### Description of the task
Please copy all the lines that follow, word for word.

=======

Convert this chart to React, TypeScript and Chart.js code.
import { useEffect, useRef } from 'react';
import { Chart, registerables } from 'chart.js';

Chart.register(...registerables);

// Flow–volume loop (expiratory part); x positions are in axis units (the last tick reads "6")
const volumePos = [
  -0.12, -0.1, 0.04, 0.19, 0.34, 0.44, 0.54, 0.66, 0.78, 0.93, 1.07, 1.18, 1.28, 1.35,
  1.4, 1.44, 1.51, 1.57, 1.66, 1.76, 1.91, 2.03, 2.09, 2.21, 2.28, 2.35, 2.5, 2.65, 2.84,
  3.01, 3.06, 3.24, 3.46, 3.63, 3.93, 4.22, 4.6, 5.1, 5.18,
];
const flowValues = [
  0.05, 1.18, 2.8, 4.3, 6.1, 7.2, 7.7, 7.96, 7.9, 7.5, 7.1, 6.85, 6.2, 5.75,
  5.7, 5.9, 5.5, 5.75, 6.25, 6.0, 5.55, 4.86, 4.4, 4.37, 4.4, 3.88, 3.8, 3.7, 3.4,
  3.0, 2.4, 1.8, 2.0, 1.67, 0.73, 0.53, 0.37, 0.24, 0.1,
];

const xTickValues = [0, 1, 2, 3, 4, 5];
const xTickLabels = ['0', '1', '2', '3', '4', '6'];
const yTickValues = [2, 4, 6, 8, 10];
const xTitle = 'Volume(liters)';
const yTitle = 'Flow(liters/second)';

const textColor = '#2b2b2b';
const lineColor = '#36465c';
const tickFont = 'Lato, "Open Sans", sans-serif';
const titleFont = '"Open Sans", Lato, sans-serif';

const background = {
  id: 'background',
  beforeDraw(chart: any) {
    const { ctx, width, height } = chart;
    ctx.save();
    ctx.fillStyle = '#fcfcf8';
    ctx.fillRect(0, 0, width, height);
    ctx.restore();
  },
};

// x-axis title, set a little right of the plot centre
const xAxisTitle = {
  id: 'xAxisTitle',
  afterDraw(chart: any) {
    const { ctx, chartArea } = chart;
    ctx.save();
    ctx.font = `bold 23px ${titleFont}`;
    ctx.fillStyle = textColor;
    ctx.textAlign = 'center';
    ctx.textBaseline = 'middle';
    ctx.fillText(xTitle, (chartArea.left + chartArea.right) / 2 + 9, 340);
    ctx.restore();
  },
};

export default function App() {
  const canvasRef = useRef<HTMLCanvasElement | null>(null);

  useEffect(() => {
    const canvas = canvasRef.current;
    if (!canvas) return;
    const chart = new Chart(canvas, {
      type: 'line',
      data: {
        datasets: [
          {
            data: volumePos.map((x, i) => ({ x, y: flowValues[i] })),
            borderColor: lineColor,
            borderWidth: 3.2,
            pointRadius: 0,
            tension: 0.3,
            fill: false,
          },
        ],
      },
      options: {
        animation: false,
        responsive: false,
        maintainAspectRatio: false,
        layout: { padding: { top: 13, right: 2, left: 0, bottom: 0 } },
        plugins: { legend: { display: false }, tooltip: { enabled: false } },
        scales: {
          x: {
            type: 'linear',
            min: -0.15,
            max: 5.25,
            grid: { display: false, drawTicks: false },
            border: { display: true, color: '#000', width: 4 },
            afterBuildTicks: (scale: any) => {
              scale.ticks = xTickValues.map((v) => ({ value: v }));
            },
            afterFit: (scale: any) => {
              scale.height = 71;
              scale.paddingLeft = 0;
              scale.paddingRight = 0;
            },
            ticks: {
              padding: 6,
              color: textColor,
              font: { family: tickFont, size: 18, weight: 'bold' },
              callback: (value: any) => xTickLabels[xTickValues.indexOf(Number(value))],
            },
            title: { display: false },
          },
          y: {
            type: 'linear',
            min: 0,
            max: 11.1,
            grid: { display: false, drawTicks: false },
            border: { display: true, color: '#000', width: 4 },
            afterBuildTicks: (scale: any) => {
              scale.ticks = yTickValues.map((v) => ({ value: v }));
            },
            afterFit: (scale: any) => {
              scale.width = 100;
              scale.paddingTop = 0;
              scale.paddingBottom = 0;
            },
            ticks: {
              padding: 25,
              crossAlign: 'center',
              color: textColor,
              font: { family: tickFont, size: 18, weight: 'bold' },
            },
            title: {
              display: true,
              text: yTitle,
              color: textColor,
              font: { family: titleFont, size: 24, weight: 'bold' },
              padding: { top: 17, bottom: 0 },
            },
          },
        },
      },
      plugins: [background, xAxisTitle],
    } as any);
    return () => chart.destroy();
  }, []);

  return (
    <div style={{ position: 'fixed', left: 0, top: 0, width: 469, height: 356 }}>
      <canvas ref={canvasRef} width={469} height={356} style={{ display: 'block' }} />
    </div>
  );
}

=======

### Correct result
Convert this chart to React, TypeScript and Chart.js code.
import { useEffect, useRef } from 'react';
import { Chart, registerables } from 'chart.js';

Chart.register(...registerables);

// Flow–volume loop (expiratory part); x positions are in axis units (the last tick reads "6")
const volumePos = [
  -0.12, -0.1, 0.04, 0.19, 0.34, 0.44, 0.54, 0.66, 0.78, 0.93, 1.07, 1.18, 1.28, 1.35,
  1.4, 1.44, 1.51, 1.57, 1.66, 1.76, 1.91, 2.03, 2.09, 2.21, 2.28, 2.35, 2.5, 2.65, 2.84,
  3.01, 3.06, 3.24, 3.46, 3.63, 3.93, 4.22, 4.6, 5.1, 5.18,
];
const flowValues = [
  0.05, 1.18, 2.8, 4.3, 6.1, 7.2, 7.7, 7.96, 7.9, 7.5, 7.1, 6.85, 6.2, 5.75,
  5.7, 5.9, 5.5, 5.75, 6.25, 6.0, 5.55, 4.86, 4.4, 4.37, 4.4, 3.88, 3.8, 3.7, 3.4,
  3.0, 2.4, 1.8, 2.0, 1.67, 0.73, 0.53, 0.37, 0.24, 0.1,
];

const xTickValues = [0, 1, 2, 3, 4, 5];
const xTickLabels = ['0', '1', '2', '3', '4', '6'];
const yTickValues = [2, 4, 6, 8, 10];
const xTitle = 'Volume(liters)';
const yTitle = 'Flow(liters/second)';

const textColor = '#2b2b2b';
const lineColor = '#36465c';
const tickFont = 'Lato, "Open Sans", sans-serif';
const titleFont = '"Open Sans", Lato, sans-serif';

const background = {
  id: 'background',
  beforeDraw(chart: any) {
    const { ctx, width, height } = chart;
    ctx.save();
    ctx.fillStyle = '#fcfcf8';
    ctx.fillRect(0, 0, width, height);
    ctx.restore();
  },
};

// x-axis title, set a little right of the plot centre
const xAxisTitle = {
  id: 'xAxisTitle',
  afterDraw(chart: any) {
    const { ctx, chartArea } = chart;
    ctx.save();
    ctx.font = `bold 23px ${titleFont}`;
    ctx.fillStyle = textColor;
    ctx.textAlign = 'center';
    ctx.textBaseline = 'middle';
    ctx.fillText(xTitle, (chartArea.left + chartArea.right) / 2 + 9, 340);
    ctx.restore();
  },
};

export default function App() {
  const canvasRef = useRef<HTMLCanvasElement | null>(null);

  useEffect(() => {
    const canvas = canvasRef.current;
    if (!canvas) return;
    const chart = new Chart(canvas, {
      type: 'line',
      data: {
        datasets: [
          {
            data: volumePos.map((x, i) => ({ x, y: flowValues[i] })),
            borderColor: lineColor,
            borderWidth: 3.2,
            pointRadius: 0,
            tension: 0.3,
            fill: false,
          },
        ],
      },
      options: {
        animation: false,
        responsive: false,
        maintainAspectRatio: false,
        layout: { padding: { top: 13, right: 2, left: 0, bottom: 0 } },
        plugins: { legend: { display: false }, tooltip: { enabled: false } },
        scales: {
          x: {
            type: 'linear',
            min: -0.15,
            max: 5.25,
            grid: { display: false, drawTicks: false },
            border: { display: true, color: '#000', width: 4 },
            afterBuildTicks: (scale: any) => {
              scale.ticks = xTickValues.map((v) => ({ value: v }));
            },
            afterFit: (scale: any) => {
              scale.height = 71;
              scale.paddingLeft = 0;
              scale.paddingRight = 0;
            },
            ticks: {
              padding: 6,
              color: textColor,
              font: { family: tickFont, size: 18, weight: 'bold' },
              callback: (value: any) => xTickLabels[xTickValues.indexOf(Number(value))],
            },
            title: { display: false },
          },
          y: {
            type: 'linear',
            min: 0,
            max: 11.1,
            grid: { display: false, drawTicks: false },
            border: { display: true, color: '#000', width: 4 },
            afterBuildTicks: (scale: any) => {
              scale.ticks = yTickValues.map((v) => ({ value: v }));
            },
            afterFit: (scale: any) => {
              scale.width = 100;
              scale.paddingTop = 0;
              scale.paddingBottom = 0;
            },
            ticks: {
              padding: 25,
              crossAlign: 'center',
              color: textColor,
              font: { family: tickFont, size: 18, weight: 'bold' },
            },
            title: {
              display: true,
              text: yTitle,
              color: textColor,
              font: { family: titleFont, size: 24, weight: 'bold' },
              padding: { top: 17, bottom: 0 },
            },
          },
        },
      },
      plugins: [background, xAxisTitle],
    } as any);
    return () => chart.destroy();
  }, []);

  return (
    <div style={{ position: 'fixed', left: 0, top: 0, width: 469, height: 356 }}>
      <canvas ref={canvasRef} width={469} height={356} style={{ display: 'block' }} />
    </div>
  );
}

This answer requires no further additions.